One week after quiz, we all went out to celebrate my friend Nathan's 22nd birthday. We hit a few bars, had a bit to drink and capped off the evening with karaoke at The Fringe bar. I think I did a rendition of Outkast's "Miss Jackson" that night. Karaoke is one of my favourite things to do on a night out, and rap is my favourite genre to do at karaoke given how incredibly white I am.

At the end of the evening, Clemmie offered to drive me home, I accepted and so began a tradition that would last for the next 3 weeks which involved her driving 15 minutes in the opposite direction of her house to drop me off at mine, me completely missing the point and thinking it was very generous of her to do so and both of us wondering what was going on.

On a Sunday night, our friend group usually does movie night at Floyd's house. After about 3 weeks of Clemmie driving me home every time we hung out with the group and us basically conversing with only each other in said group situations, nothing much had changed. Well, apart from the fact that I had now realised that I was crazily into her, everyone else was relentlessly giving me shit about it and I was starting to think that maybe there was an ulterior motive to driving me home. Halfway through this particular movie night, we were all gathered in the kitchen making dessert pizza when Clemmie said she was cold.

Given that I'd been sitting next to her all night debating whether or not I should try to put my arm around her, I took the opportunity I saw in front of me. I went to the lounge, got us a blanket and draped it around us both, using one of my arms to hold my end of the blanket around me and putting the other around her. She seemed to be into it.

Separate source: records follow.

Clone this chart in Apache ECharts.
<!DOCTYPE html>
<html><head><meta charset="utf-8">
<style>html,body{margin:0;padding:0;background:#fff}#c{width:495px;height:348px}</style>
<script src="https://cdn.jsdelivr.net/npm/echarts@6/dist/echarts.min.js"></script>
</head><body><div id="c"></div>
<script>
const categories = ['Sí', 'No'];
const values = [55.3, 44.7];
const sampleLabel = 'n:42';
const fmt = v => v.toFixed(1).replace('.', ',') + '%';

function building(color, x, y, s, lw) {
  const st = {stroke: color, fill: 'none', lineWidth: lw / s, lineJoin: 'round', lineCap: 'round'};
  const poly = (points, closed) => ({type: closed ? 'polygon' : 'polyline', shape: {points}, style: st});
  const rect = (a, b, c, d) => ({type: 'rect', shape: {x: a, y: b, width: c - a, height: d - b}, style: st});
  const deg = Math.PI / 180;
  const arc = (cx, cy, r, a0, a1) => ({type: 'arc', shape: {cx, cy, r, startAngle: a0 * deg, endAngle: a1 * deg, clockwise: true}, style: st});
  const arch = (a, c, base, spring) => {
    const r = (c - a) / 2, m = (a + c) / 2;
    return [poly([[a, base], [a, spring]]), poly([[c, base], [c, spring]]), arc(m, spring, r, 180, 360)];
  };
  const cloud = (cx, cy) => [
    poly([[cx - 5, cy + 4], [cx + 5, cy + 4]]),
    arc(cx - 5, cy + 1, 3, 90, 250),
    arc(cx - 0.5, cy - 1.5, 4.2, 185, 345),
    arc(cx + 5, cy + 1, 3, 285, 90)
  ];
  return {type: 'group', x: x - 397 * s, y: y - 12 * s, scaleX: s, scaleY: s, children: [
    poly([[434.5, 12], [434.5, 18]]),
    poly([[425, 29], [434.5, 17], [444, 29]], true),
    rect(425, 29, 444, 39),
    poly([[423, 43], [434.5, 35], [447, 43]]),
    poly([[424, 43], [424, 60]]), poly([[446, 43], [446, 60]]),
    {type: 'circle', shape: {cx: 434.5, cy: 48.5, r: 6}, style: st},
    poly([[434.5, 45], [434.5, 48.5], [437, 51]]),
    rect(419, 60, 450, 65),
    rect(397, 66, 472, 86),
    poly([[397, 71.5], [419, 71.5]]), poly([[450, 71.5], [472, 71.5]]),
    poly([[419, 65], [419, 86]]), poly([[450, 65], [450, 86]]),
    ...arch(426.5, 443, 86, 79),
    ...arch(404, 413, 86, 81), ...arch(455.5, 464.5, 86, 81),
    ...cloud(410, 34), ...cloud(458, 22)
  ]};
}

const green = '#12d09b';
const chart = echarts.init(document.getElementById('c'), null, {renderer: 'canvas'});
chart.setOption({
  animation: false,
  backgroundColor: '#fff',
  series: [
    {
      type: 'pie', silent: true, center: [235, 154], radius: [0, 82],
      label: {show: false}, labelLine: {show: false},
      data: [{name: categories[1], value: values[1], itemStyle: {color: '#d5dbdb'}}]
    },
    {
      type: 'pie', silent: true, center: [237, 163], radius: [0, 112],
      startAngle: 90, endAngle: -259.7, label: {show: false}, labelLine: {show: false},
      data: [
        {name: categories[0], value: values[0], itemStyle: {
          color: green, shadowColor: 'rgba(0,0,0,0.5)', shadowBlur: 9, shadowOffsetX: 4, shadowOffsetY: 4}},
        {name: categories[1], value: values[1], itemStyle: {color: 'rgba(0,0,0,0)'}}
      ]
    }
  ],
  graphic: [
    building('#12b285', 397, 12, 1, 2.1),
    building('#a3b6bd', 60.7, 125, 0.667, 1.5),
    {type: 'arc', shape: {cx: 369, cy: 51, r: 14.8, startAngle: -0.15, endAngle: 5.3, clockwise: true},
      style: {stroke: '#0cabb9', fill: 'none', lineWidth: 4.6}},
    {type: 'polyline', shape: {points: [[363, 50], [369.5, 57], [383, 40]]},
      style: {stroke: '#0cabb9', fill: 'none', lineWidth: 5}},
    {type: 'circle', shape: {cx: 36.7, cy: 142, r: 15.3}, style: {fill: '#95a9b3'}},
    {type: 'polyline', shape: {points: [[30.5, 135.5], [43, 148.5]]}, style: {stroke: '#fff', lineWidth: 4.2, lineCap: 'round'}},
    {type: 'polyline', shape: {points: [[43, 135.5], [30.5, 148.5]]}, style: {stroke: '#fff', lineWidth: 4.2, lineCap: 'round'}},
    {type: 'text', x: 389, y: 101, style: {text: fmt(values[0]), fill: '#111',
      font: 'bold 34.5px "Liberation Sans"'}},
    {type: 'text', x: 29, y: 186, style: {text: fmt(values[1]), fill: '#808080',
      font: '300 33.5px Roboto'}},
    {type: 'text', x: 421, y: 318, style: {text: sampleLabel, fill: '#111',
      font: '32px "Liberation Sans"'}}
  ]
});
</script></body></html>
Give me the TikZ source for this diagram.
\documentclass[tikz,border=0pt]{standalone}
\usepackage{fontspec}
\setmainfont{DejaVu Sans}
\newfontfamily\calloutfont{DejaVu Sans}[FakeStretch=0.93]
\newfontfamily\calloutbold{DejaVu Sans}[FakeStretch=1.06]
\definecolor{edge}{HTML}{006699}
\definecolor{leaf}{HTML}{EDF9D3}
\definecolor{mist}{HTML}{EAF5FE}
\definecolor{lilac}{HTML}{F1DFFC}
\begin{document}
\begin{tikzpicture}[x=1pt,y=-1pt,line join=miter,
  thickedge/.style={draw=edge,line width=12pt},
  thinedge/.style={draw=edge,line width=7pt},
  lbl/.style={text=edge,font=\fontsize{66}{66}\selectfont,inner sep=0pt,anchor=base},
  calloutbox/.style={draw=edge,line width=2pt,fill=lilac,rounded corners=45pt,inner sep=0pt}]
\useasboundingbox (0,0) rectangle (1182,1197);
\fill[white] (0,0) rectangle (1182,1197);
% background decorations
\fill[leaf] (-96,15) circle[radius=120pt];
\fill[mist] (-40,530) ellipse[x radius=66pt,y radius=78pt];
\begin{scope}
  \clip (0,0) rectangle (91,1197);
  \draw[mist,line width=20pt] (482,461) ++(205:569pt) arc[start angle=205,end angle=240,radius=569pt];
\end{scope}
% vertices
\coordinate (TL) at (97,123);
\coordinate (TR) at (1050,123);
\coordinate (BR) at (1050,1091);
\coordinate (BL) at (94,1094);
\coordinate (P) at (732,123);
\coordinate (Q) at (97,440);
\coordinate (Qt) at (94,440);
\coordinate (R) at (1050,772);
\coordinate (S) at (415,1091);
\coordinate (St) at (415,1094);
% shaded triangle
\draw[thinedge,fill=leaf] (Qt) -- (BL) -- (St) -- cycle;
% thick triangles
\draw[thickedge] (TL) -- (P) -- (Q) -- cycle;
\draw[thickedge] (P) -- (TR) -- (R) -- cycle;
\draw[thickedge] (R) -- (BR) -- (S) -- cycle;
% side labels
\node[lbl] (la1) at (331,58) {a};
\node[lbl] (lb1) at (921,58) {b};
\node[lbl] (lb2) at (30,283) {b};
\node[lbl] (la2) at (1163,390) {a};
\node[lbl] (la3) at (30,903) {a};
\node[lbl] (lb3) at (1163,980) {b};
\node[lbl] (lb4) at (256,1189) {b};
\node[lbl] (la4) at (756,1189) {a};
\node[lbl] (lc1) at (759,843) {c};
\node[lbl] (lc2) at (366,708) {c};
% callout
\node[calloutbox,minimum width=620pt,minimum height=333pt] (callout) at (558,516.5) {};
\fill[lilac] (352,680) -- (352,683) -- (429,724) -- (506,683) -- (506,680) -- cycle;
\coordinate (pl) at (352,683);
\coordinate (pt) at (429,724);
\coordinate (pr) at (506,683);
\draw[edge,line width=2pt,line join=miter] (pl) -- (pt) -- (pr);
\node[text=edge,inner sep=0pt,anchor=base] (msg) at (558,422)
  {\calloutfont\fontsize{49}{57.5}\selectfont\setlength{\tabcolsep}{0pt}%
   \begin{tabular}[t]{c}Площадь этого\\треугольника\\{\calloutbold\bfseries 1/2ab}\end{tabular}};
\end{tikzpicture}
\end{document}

When we returned to the couch, we put the blanket over the both of us and I put my arm back around her. The rest of the movie played out with the two of us cuddled up adorably and I felt like things were going pretty well.

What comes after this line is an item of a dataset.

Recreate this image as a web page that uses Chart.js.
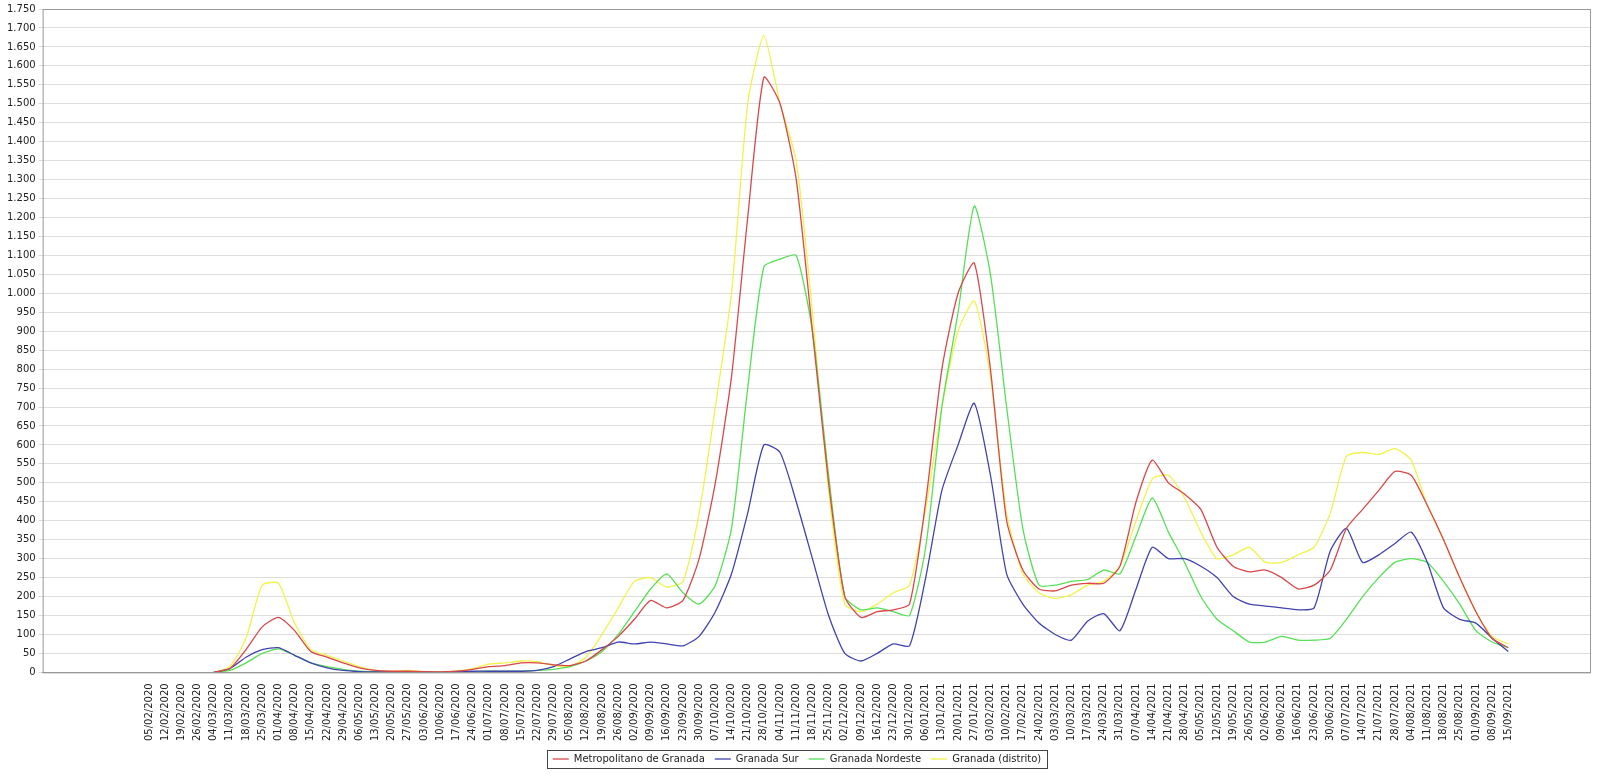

At the end of the night, she drove me home, we talked for the entire trip and when we arrived... I said "thanks for the ride" , probably followed by "I'll see you at quiz."

I then spent the better part of the next few days kicking myself for being far too anxious to actually address the situation. I guess I just wanted to let Sunday be a good day in itself rather than ruining the evening by chancing rejection.

On Thursday, I was determined to put the whole thing to rest one way or the other. As per usual we talked pretty much only to each other all night, at the end of the night it was a given that she'd give me a ride home (at this point there wasn't even a verbal exchange about it any more) and so it went.

The entire car ride I felt physically ill and my heart was beating at an unhealthily rapid rate as I went over and over the speech I'd been rehearsing since I'd left her car the previous Sunday. I was struggling to keep my end of the conversation going as a million different panicked thoughts drifted in and out of my head.

When she pulled up outside my house, I very nearly said thanks and left the same way I had every previous time but I managed to mentally slap myself and force out what I felt needed to be said. I took a deep breath and uttered something to the effect of "Although I enjoy the flirtatious friendship we have going on, I would very much like to be your boyfriend." To which she responded positively with a look on her face which seemed to say a combination of "I'm so glad this is happening" and "It's about time you said something, you oblivious dick!"

And that pretty much sums up the story of how I, by some miracle, got together with the most wonderfully intelligent, beautiful and absolutely hilarious woman I have ever met. As I write this I have had the truly blessed experience of sharing my life with her for almost 8 months and have every intention of adding to that number infinitely.

So I guess if there's anything to take away from this story it's this: Never turn down a Christmas party invite.